A study from the N.C. Department of Transportation shows that in 2012, there were 20,181 animal-related crashes. While that’s the lowest number in three years, the crashes boosted the three-year total to 61,688, with 20 fatalities, nearly 3,500 injuries and more than $144 million in damage.
Officials also say about 90 percent of all reported animal-related crashes involve deer, and 50 percent of those crashes traditionally occur in October through December.
Deer activity is on the increase as a result of the mating and hunting seasons. Crashes are most common between 5 a.m. and 8 a.m., and from 6 p.m. to midnight, when more vehicles are on the road, deer movement increases and limited visibility makes it harder for motorists to see them on or near roadways.

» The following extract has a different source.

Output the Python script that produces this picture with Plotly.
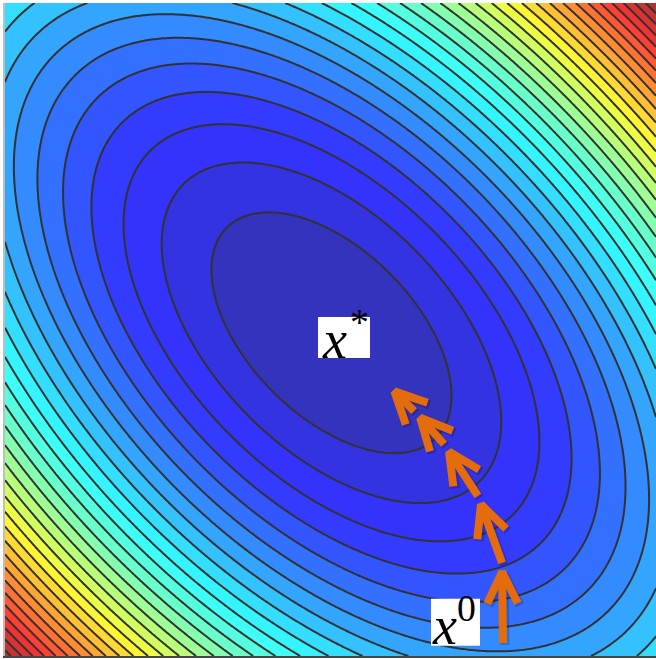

Wake County leads in the number of animal-related crashes for the 10th year in a row, although the 991 crashes reported last year was its lowest figure since 2006. Its high ranking is attributed to the large number of drivers and miles of roads in the county, along with the abundance of wooded areas.
Guilford County finished second at 668 crashes, followed by Pitt County at 619, Duplin County with 596 and Johnston County at 492 animal-related crashes.
Western counties, where there are considerably fewer roads and drivers, reported the lowest number of crashes. Graham County is at the bottom of the list with only seven crashes, followed by Swain County at nine and Graham County with 12.